BEGIN DATASET
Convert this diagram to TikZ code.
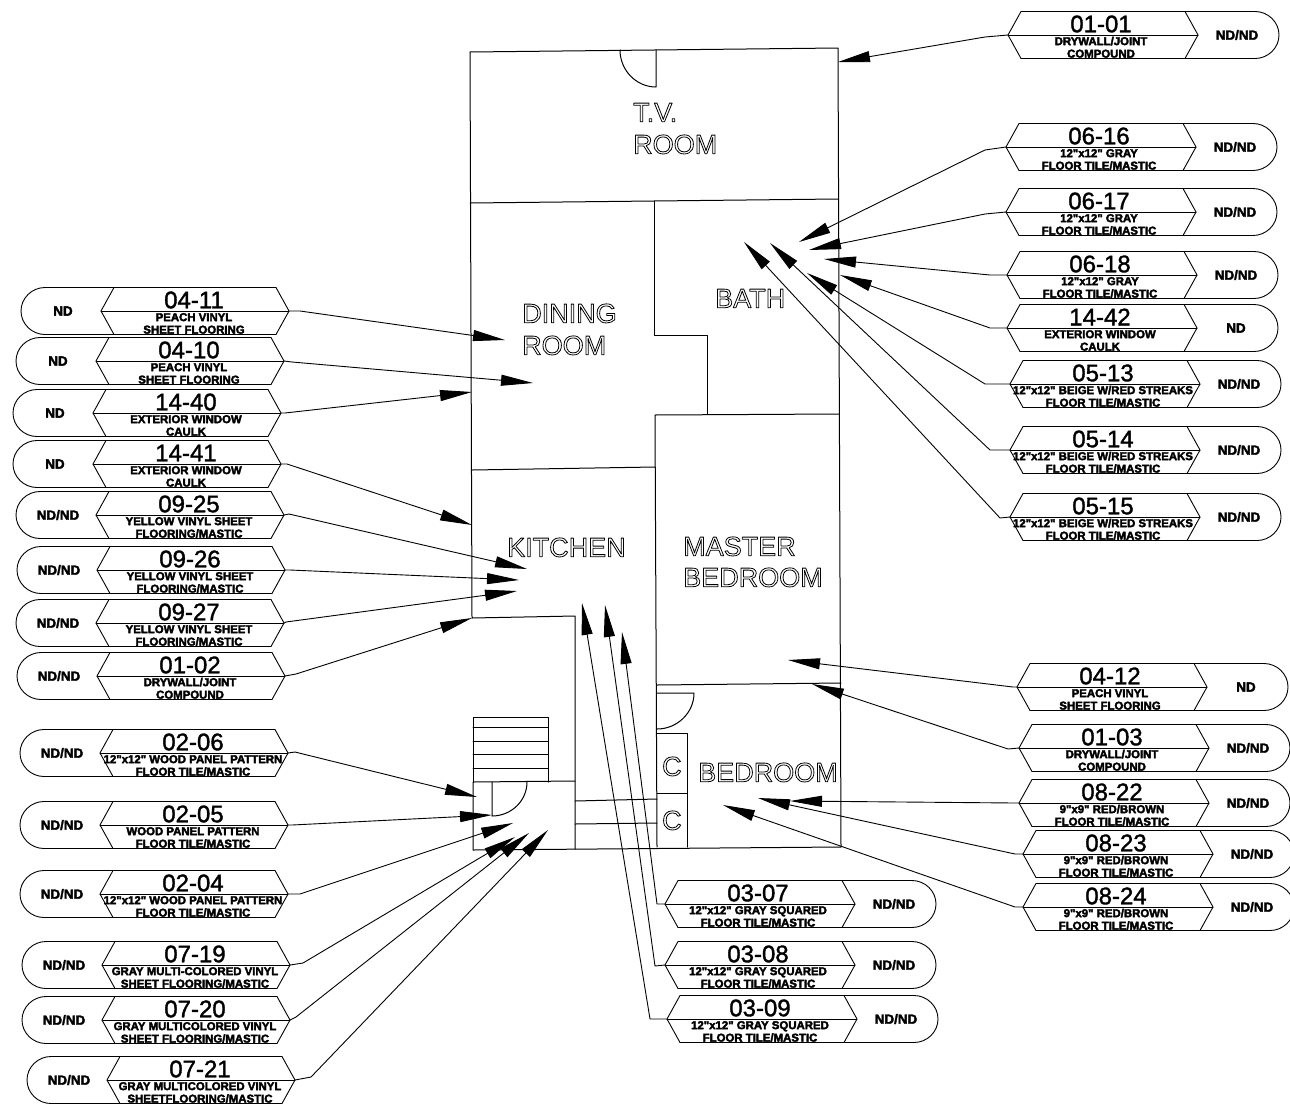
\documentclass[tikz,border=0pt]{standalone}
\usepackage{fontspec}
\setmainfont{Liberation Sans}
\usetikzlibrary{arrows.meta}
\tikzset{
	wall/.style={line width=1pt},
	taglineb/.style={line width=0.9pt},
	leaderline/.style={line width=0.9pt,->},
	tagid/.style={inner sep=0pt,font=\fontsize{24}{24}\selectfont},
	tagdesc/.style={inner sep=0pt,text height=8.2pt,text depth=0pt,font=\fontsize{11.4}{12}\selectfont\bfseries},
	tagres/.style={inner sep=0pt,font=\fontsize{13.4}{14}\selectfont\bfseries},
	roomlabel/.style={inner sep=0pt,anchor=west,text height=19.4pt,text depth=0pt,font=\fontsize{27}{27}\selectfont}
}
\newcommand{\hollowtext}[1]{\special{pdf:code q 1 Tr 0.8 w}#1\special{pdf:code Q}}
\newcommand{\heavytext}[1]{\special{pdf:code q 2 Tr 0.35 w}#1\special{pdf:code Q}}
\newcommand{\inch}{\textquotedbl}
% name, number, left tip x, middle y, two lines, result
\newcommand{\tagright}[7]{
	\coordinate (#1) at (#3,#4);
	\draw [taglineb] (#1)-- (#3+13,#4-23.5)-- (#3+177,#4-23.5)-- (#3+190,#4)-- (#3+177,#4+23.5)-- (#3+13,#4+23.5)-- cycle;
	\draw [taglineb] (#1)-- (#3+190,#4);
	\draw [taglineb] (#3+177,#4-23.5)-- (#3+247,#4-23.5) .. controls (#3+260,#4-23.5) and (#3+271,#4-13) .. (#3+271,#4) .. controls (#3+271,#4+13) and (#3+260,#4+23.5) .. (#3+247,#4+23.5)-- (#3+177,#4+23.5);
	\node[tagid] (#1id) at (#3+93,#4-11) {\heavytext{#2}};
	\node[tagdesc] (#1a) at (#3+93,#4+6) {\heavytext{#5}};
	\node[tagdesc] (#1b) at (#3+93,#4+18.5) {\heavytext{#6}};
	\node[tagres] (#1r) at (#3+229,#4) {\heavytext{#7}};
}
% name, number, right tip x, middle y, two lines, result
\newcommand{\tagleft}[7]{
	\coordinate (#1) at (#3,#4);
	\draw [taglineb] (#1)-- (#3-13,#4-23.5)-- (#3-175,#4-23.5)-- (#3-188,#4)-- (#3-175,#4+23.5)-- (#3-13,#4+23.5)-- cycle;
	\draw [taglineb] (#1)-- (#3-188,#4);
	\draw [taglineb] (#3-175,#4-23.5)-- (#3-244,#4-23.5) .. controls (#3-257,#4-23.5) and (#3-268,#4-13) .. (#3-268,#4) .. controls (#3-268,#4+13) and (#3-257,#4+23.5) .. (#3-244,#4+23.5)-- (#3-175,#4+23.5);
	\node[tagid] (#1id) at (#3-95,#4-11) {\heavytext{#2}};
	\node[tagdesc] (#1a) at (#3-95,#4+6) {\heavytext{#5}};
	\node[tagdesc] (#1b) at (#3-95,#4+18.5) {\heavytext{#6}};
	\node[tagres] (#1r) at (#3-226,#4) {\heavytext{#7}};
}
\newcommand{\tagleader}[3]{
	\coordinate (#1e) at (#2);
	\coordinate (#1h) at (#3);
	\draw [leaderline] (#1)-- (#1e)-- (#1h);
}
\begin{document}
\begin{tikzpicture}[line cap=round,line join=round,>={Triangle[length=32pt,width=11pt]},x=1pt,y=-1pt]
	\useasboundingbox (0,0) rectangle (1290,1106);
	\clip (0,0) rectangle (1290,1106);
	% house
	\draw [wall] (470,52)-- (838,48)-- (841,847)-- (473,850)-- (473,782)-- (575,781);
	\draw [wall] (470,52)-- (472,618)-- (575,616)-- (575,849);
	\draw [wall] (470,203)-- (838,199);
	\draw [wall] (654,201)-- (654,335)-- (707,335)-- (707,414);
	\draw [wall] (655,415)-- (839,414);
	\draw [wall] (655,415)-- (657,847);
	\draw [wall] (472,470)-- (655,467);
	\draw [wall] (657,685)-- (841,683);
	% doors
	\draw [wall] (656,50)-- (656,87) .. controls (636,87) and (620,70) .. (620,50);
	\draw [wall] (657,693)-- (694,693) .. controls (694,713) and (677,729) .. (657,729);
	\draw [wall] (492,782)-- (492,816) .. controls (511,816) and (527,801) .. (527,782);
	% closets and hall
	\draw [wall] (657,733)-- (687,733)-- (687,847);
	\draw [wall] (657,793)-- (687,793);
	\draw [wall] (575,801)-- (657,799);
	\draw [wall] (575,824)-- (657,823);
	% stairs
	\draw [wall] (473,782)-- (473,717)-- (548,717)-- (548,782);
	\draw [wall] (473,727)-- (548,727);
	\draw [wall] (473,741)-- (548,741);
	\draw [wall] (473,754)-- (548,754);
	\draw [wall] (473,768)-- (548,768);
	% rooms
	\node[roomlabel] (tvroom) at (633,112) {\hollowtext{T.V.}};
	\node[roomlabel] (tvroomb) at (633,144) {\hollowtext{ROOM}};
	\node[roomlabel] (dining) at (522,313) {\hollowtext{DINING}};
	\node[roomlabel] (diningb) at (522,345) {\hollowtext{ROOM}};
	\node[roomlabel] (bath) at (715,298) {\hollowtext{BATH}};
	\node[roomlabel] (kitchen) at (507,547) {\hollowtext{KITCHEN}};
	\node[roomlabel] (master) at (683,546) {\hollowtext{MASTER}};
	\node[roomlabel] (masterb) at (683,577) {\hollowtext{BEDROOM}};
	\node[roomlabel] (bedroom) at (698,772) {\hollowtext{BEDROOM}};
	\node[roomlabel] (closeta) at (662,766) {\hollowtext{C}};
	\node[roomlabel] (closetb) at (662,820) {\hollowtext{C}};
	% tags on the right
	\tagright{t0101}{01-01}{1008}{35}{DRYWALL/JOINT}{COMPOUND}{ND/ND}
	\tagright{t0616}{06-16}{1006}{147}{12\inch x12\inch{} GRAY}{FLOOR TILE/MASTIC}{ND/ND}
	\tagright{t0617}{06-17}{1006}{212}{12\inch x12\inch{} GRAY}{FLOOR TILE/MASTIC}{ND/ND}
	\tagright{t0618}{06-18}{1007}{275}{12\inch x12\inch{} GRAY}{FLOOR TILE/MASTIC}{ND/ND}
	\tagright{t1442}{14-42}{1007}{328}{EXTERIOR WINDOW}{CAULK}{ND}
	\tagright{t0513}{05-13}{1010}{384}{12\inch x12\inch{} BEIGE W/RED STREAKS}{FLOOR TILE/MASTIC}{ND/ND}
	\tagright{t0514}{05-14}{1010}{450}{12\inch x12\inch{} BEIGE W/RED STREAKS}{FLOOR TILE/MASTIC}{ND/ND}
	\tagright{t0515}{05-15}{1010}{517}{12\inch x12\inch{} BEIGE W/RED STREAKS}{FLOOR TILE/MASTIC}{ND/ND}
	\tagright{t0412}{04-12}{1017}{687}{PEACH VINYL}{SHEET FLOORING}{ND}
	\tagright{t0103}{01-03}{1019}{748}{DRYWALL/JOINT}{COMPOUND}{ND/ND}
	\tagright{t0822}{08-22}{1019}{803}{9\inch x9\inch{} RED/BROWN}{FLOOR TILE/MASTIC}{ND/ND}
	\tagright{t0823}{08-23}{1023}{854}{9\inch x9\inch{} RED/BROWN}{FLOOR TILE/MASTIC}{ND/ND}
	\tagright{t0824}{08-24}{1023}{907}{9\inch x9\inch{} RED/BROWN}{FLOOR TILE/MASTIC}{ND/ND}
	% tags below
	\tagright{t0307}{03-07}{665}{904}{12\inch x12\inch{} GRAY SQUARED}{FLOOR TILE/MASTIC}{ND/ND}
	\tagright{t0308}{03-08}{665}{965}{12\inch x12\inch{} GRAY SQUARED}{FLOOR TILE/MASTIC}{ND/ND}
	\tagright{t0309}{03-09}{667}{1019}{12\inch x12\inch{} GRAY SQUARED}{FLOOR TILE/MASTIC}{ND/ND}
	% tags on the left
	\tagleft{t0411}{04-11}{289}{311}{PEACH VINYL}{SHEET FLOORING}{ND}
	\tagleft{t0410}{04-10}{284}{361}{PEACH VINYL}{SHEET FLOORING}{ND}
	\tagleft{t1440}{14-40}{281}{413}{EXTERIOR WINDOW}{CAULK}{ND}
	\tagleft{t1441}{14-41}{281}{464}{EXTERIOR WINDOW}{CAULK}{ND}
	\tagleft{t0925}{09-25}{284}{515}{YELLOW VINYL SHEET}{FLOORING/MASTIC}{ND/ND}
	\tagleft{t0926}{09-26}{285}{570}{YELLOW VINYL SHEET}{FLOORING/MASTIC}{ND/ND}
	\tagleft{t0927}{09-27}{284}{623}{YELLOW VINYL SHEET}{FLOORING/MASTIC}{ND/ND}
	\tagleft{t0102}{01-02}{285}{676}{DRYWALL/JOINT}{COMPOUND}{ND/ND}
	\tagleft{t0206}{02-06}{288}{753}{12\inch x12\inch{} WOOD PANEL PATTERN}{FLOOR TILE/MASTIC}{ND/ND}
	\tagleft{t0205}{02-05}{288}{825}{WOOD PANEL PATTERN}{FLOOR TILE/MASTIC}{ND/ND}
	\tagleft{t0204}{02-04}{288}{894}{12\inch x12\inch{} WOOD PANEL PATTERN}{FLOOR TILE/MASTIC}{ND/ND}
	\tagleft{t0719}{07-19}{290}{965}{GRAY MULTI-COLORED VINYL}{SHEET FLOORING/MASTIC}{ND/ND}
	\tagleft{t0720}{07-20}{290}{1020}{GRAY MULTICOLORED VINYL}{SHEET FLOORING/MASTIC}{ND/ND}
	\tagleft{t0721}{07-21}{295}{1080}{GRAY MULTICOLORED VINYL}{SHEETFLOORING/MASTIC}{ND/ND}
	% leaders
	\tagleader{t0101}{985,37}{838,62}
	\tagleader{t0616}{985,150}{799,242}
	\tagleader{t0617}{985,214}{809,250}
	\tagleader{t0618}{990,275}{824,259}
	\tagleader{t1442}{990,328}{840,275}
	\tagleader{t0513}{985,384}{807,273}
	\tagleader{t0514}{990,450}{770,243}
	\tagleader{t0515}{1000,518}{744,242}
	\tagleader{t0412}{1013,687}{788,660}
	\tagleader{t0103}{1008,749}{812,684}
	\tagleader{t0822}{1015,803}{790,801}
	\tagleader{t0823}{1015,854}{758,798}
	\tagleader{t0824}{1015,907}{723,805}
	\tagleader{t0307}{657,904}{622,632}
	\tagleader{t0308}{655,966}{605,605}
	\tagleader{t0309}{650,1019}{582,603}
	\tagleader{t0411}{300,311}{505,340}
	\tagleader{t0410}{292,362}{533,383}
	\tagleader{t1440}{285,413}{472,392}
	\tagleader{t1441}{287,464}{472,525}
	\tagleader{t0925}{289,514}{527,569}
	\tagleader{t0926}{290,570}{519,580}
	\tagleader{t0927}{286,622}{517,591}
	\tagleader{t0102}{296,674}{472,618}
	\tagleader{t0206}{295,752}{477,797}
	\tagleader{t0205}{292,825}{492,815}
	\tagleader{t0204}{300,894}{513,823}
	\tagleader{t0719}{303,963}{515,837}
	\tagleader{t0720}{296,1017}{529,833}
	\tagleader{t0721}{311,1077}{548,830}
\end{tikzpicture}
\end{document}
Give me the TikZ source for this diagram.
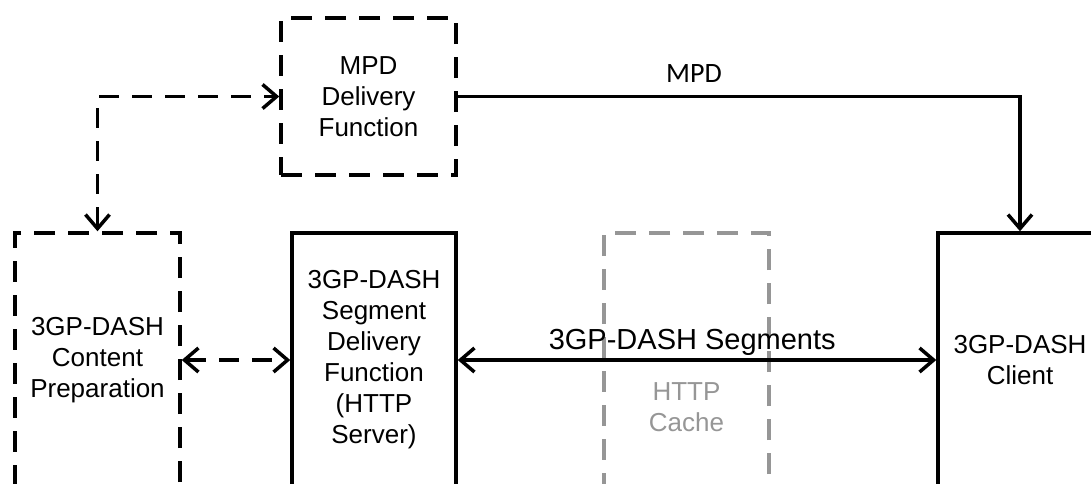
END DATASET
▶ [STATED GOAL]:
Extract every line of the records above that contains the word "code".

▶ [REPLY TO THE EXERCISE]:
Convert this diagram to TikZ code.
\newcommand{\hollowtext}[1]{\special{pdf:code q 1 Tr 0.8 w}#1\special{pdf:code Q}}
\newcommand{\heavytext}[1]{\special{pdf:code q 2 Tr 0.35 w}#1\special{pdf:code Q}}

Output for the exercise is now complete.